__YOUR INSTRUCTIONS__. Retype the listing that follows, exactly as written.

__MATERIAL__.
* * * * * * * * *
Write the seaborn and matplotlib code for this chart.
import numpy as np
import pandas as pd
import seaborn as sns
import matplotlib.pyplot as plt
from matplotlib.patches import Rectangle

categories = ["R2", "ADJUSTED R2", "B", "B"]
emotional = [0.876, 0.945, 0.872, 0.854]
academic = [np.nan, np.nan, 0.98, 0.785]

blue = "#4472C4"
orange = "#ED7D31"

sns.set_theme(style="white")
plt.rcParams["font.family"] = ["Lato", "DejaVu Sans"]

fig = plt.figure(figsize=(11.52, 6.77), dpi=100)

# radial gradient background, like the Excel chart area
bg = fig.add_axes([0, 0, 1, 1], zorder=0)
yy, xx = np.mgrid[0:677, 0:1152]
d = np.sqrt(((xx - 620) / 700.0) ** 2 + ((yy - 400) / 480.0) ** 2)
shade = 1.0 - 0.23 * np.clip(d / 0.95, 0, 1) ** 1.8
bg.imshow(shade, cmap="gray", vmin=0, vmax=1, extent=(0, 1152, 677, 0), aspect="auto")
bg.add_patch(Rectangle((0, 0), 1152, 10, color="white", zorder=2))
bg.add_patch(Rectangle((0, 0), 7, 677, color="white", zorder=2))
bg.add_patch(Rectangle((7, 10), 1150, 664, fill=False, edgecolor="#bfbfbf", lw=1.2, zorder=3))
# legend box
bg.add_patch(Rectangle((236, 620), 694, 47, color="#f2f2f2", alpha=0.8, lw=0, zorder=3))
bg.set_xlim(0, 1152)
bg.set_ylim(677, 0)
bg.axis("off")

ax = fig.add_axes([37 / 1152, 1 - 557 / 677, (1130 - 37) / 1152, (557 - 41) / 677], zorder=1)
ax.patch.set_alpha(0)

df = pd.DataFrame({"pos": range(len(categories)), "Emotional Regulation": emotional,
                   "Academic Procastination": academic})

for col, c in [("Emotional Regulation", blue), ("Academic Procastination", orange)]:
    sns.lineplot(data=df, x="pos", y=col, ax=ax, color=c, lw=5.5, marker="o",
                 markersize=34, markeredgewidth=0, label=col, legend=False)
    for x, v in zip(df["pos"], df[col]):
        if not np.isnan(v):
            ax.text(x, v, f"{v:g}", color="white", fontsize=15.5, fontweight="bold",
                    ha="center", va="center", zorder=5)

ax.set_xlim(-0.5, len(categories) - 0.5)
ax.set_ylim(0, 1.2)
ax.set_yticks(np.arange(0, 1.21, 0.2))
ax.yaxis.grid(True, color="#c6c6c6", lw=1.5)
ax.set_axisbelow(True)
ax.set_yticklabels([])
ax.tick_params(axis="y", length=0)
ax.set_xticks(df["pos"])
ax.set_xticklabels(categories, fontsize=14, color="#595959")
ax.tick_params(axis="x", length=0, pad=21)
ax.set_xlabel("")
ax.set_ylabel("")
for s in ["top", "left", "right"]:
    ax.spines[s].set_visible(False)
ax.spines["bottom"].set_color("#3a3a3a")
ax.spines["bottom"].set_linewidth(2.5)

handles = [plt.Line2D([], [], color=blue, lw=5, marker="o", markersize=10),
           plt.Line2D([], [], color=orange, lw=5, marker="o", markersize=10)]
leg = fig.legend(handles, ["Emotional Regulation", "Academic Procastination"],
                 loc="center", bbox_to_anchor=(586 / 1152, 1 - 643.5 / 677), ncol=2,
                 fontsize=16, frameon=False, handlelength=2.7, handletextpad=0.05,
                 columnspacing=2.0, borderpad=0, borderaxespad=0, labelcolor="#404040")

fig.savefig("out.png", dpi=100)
* * * * * * * * *
__EXERCISE OUTPUT__.
Write the seaborn and matplotlib code for this chart.
import numpy as np
import pandas as pd
import seaborn as sns
import matplotlib.pyplot as plt
from matplotlib.patches import Rectangle

categories = ["R2", "ADJUSTED R2", "B", "B"]
emotional = [0.876, 0.945, 0.872, 0.854]
academic = [np.nan, np.nan, 0.98, 0.785]

blue = "#4472C4"
orange = "#ED7D31"

sns.set_theme(style="white")
plt.rcParams["font.family"] = ["Lato", "DejaVu Sans"]

fig = plt.figure(figsize=(11.52, 6.77), dpi=100)

# radial gradient background, like the Excel chart area
bg = fig.add_axes([0, 0, 1, 1], zorder=0)
yy, xx = np.mgrid[0:677, 0:1152]
d = np.sqrt(((xx - 620) / 700.0) ** 2 + ((yy - 400) / 480.0) ** 2)
shade = 1.0 - 0.23 * np.clip(d / 0.95, 0, 1) ** 1.8
bg.imshow(shade, cmap="gray", vmin=0, vmax=1, extent=(0, 1152, 677, 0), aspect="auto")
bg.add_patch(Rectangle((0, 0), 1152, 10, color="white", zorder=2))
bg.add_patch(Rectangle((0, 0), 7, 677, color="white", zorder=2))
bg.add_patch(Rectangle((7, 10), 1150, 664, fill=False, edgecolor="#bfbfbf", lw=1.2, zorder=3))
# legend box
bg.add_patch(Rectangle((236, 620), 694, 47, color="#f2f2f2", alpha=0.8, lw=0, zorder=3))
bg.set_xlim(0, 1152)
bg.set_ylim(677, 0)
bg.axis("off")

ax = fig.add_axes([37 / 1152, 1 - 557 / 677, (1130 - 37) / 1152, (557 - 41) / 677], zorder=1)
ax.patch.set_alpha(0)

df = pd.DataFrame({"pos": range(len(categories)), "Emotional Regulation": emotional,
                   "Academic Procastination": academic})

for col, c in [("Emotional Regulation", blue), ("Academic Procastination", orange)]:
    sns.lineplot(data=df, x="pos", y=col, ax=ax, color=c, lw=5.5, marker="o",
                 markersize=34, markeredgewidth=0, label=col, legend=False)
    for x, v in zip(df["pos"], df[col]):
        if not np.isnan(v):
            ax.text(x, v, f"{v:g}", color="white", fontsize=15.5, fontweight="bold",
                    ha="center", va="center", zorder=5)

ax.set_xlim(-0.5, len(categories) - 0.5)
ax.set_ylim(0, 1.2)
ax.set_yticks(np.arange(0, 1.21, 0.2))
ax.yaxis.grid(True, color="#c6c6c6", lw=1.5)
ax.set_axisbelow(True)
ax.set_yticklabels([])
ax.tick_params(axis="y", length=0)
ax.set_xticks(df["pos"])
ax.set_xticklabels(categories, fontsize=14, color="#595959")
ax.tick_params(axis="x", length=0, pad=21)
ax.set_xlabel("")
ax.set_ylabel("")
for s in ["top", "left", "right"]:
    ax.spines[s].set_visible(False)
ax.spines["bottom"].set_color("#3a3a3a")
ax.spines["bottom"].set_linewidth(2.5)

handles = [plt.Line2D([], [], color=blue, lw=5, marker="o", markersize=10),
           plt.Line2D([], [], color=orange, lw=5, marker="o", markersize=10)]
leg = fig.legend(handles, ["Emotional Regulation", "Academic Procastination"],
                 loc="center", bbox_to_anchor=(586 / 1152, 1 - 643.5 / 677), ncol=2,
                 fontsize=16, frameon=False, handlelength=2.7, handletextpad=0.05,
                 columnspacing=2.0, borderpad=0, borderaxespad=0, labelcolor="#404040")

fig.savefig("out.png", dpi=100)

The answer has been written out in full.